History of the Development of the Native American Indian General Service Office of Alcoholics Anonymous





In 1989 an “Ad Hoc” committee was formed in the San Diego, CA, Area 8 of Alcoholics Anonymous to see how effectively the AA message was being carried to Native Americans.


The committee’s suggestion was to establish meetings on the reservations in San Diego County, solicit support from urban groups to keep them going, and report back the results with recommendations. The committee had roving potluck meetings each month, meeting at different locations through out the area, and having a different host reservation each month. When an Indian with an interest in starting an A.A. meeting on the reservation was found, his tribal counsel was approached and A.A. traditions were explained (such as being self supportive), along with what A.A. does not do. A tribal location and date to start the meeting would be agreed upon. All participants dedicated themselves to supporting the new meeting, making sure someone was always there to open the door. This level of experience did not come about overnight, but over a period of years. It has been shown in the San Diego area that this way of encouraging the message to come from within does work. The San Diego ad hoc committee approach is extremely effective as long as they are carrying the message of A.A.

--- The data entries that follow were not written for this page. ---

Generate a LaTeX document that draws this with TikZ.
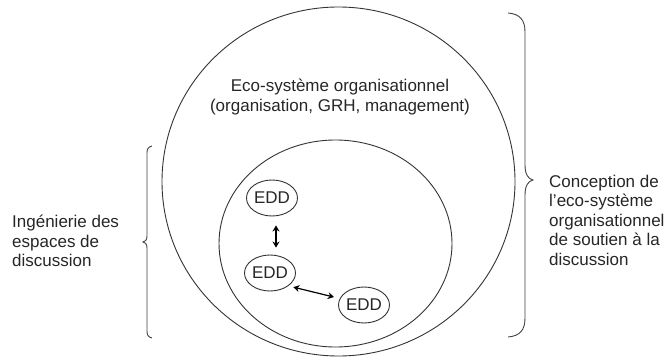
\documentclass[tikz,border=0pt]{standalone}
\usepackage{fontspec}
\setmainfont{Liberation Sans}
\usetikzlibrary{arrows.meta,shapes.geometric}
\begin{document}
\begin{tikzpicture}[x=1pt,y=-1pt,
  every node/.style={font=\fontsize{17}{19.5}\selectfont, text=black!85},
  ring/.style={ellipse, draw=black!80, line width=0.9pt, inner sep=0pt},
  edd/.style={ellipse, draw=black!80, line width=0.9pt, minimum width=51pt, minimum height=36pt, inner sep=0pt},
  link/.style={line width=1.2pt, {Stealth[length=6pt,width=7pt]}-{Stealth[length=6pt,width=7pt]}},
  bracket/.style={draw=black!75, line width=0.9pt},
  lab/.style={align=left, anchor=west, inner sep=0pt}
]
\useasboundingbox (0,0) rectangle (671,358);
\node[ring, minimum width=353pt, minimum height=349pt] (outer) at (338.5,181.5) {};
\node[ring, minimum width=233pt, minimum height=207pt] (inner) at (335.5,243.5) {};
\node[align=center, inner sep=0pt] (eco) at (340,97) {Eco-système organisationnel\\(organisation, GRH, management)};
\node[edd] (e1) at (272,198) {EDD};
\node[edd] (e2) at (270,273) {EDD};
\node[edd] (e3) at (364,305) {EDD};
\draw[link, shorten <=9pt, shorten >=7pt] ([xshift=4pt]e1.south) -- ([xshift=6pt]e2.north);
\draw[link, shorten <=5pt, shorten >=6pt] (e2.-35) -- (e3.165);
\draw[bracket] (152,146) .. controls (148,147) and (147,149) .. (147,153) -- (147,236) .. controls (147,240) and (145,242) .. (143,242) .. controls (145,242) and (147,244) .. (147,248) -- (147,331) .. controls (147,335) and (148,337) .. (152,338);
\draw[bracket] (508,13) .. controls (520,14) and (525,20) .. (525,32) -- (525,165) .. controls (525,174) and (528,179) .. (533,180) .. controls (528,181) and (525,186) .. (525,195) -- (525,318) .. controls (525,330) and (520,336) .. (508,337);
\node[lab] (left) at (12,241) {Ingénierie des\\espaces de\\discussion};
\node[lab] (right) at (549,220) {Conception de\\l’eco-système\\organisationnel\\de soutien à la\\discussion};
\end{tikzpicture}
\end{document}
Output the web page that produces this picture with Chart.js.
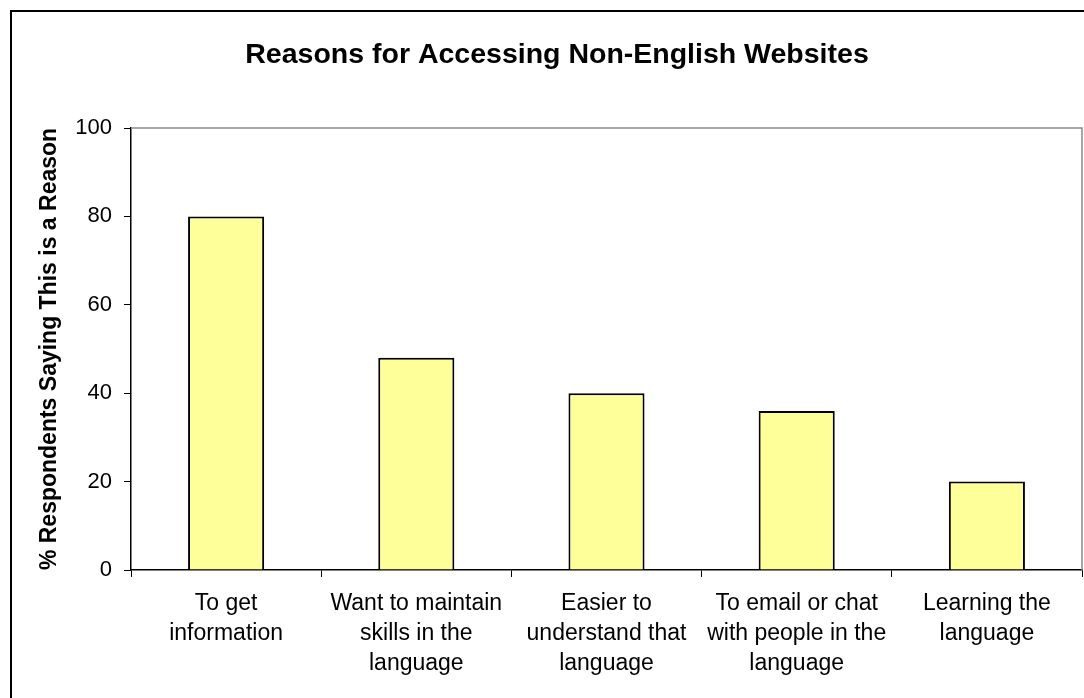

By March 1993 AA meetings had been established on twelve of eighteen reservations around San Diego County. In keeping with AA’s tradition of autonomy, these meetings were encouraged to incorporate Native American customs and culture into their formats. Ten of the original twelve meetings still flourish today!


The committee also concluded that in order to effectively carry the message to the still-suffering Native American alcoholic, a service structure built around the traditional beliefs, practices and customs was needed. With this conclusion made the “Ad Hoc” committee formally terminated but the majority of the members continued in their effort to serve. After meeting with the Pacific Coast Regional trustee and the General Manager of the General Service Office of Alcoholics Anonymous the majority of the members formed the Native American General Service Office of Alcoholics Anonymous and an application was filed for representation at AA’s World Service Meeting.


In 1990 Earl L., a Paiute Indian had a vision. Following this vision Earl was instrumental in establishing the first-ever National/ International Native American AA committee/convention. Earl saw in the vision Indian Nations coming together in unity, celebrating sobriety and embracing their culture. He saw the helping hand of AA as being attractive within Indian Country. Earl’s vision saw our traditional ways as adding to the warmth and unconditional love of AA’s principals. Earl made numerous trips to the San Diego area and worked with the “Ad Hoc” Committee to foster and promote Native American AA meetings on the local reservations. After the “Ad Hoc” Committee disbanded Earl continued to encourage and support the remaining members to move forward and implement the committee’s recommendations. In 1999, on the day Earl passed into the spirit world, he signed a letter to the Native Nations honoring their sovereignty and requesting their consensus for the NAIGSO-AA to interact with their people. Now Earl joins us in Council and the vision rests on our shoulders.


Today the Native American General Service Office continues to carry the AA recovery message to the Indian Nations. Our Home Fires registry includes over 100 Native American AA groups and 450 loners/associates. There are Native American AA conventions held in all four corners of Indian Country and recovery from alcoholism is coming into reach of all Native peoples wherever they live.